Yachting World

CRAZY GUYS

If a child were to draw a crayon picture of a little boat on a big sea, it might look something like Yann Quenet’s Baluchon. Baluchon is only 13ft 1in (4m long), with one simple sail and a stubby, blunt-nosed hull painted cherry red and ice cream white.

Baluchon is no toy, though. When Quenet sailed it back to Brittany in August, he had fulfilled his childhood ambition of circumnavigating in a tiny boat. Its simple appearance is emblematic of his philosophy. “I have loved little boats since I was a child,” he says, “and I am still a child at heart. Sailing round the world on a little boat is something I have dreamed about since I was a teenager.”

Quenet, now 51, has dedicated much of his adult life to designing, building and sailing microyachts. Whereas most of us progress in incrementally larger boats, Quenet’s craft have always been minuscule. He has created numerous self-build designs for plywood construction from a 9m gaffer to a 5m trimaran and a 6.5m gaff yawl (see them at boat-et-koad.com).

In 2015, Quenet attempted to cross the Atlantic in a 14ft 1in (4.3m) plywood scow, but it capsized in a storm off the coast of Spain and he was rescued by a ship.

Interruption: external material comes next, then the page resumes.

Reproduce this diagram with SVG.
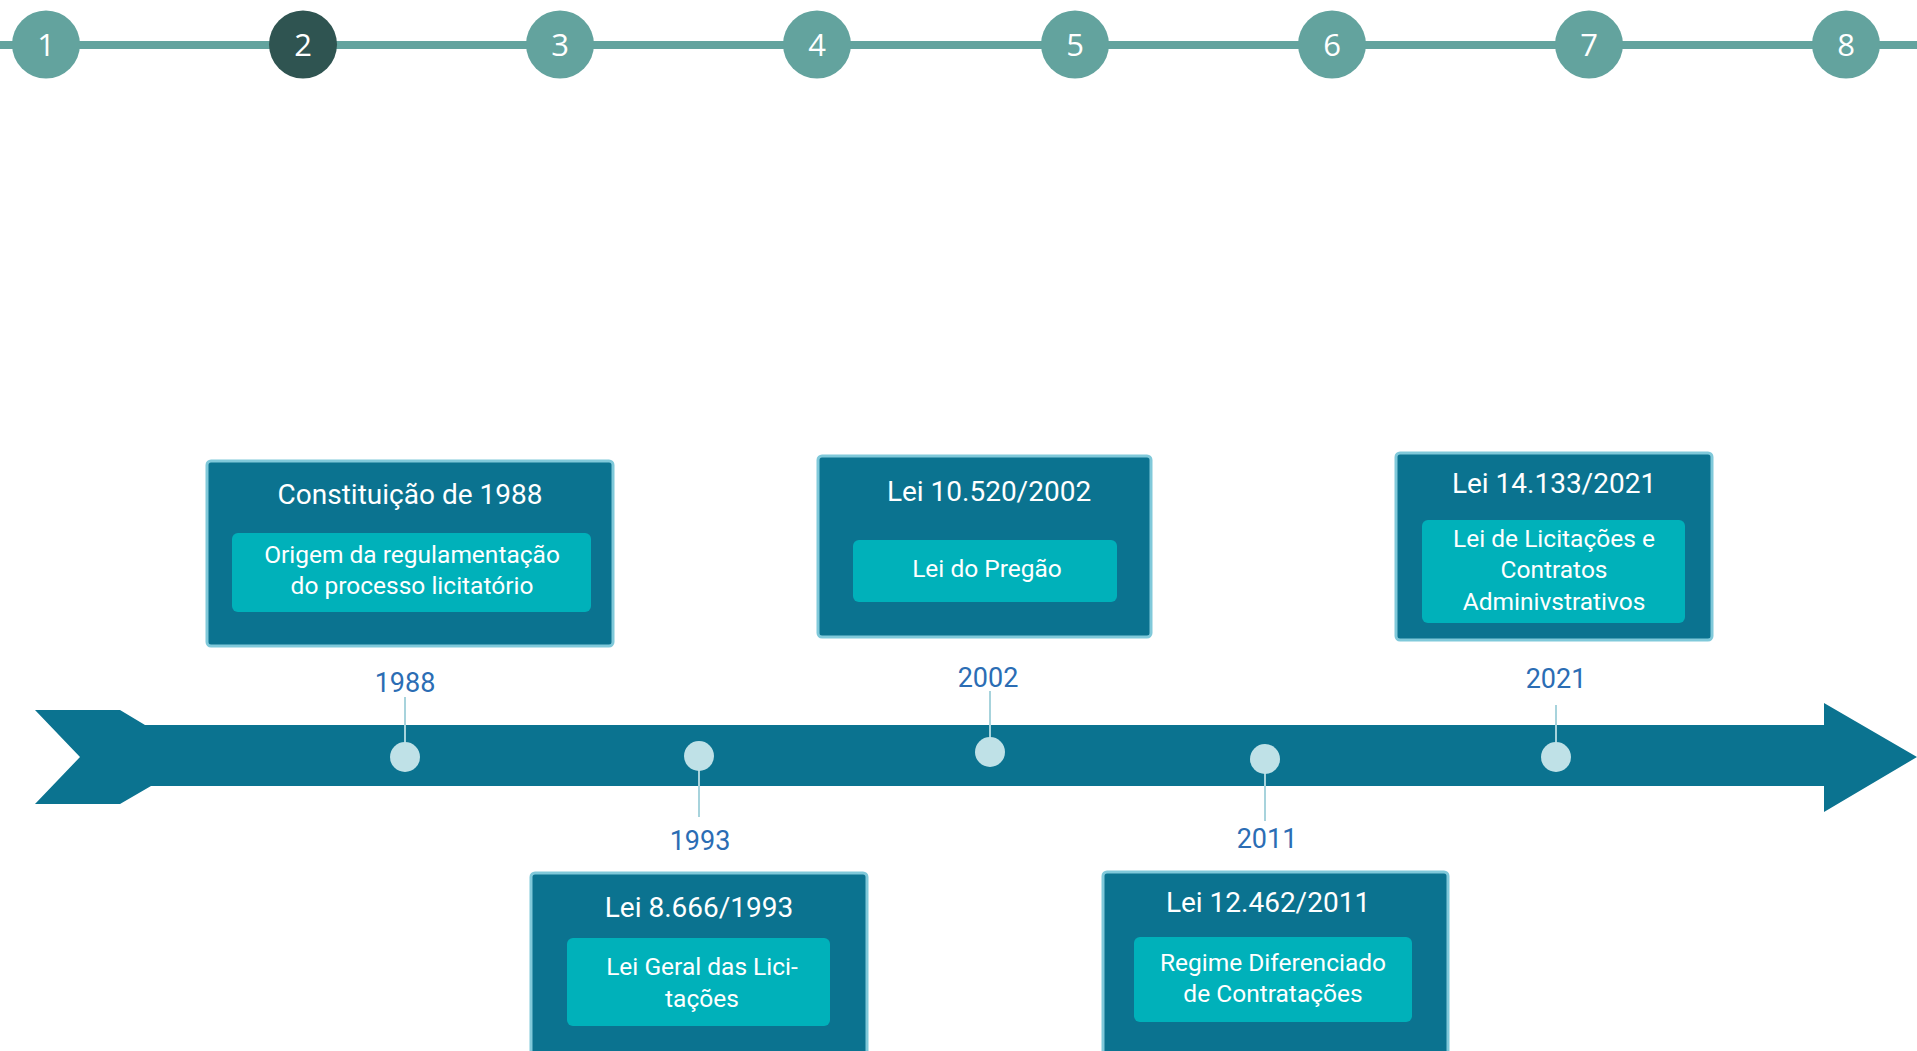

After that experience he resolved to come up with a bulletproof self-righting microyacht suitable for ocean sailing, and went back to the drawing board.

His solution was a pram-style design that could be built in plywood in under 4,000 hours and would cost no more than €4,000. is the result, a tiny boat to be sailed by one person for up to six weeks at a time and resilient enough to take anything the oceans throw at it.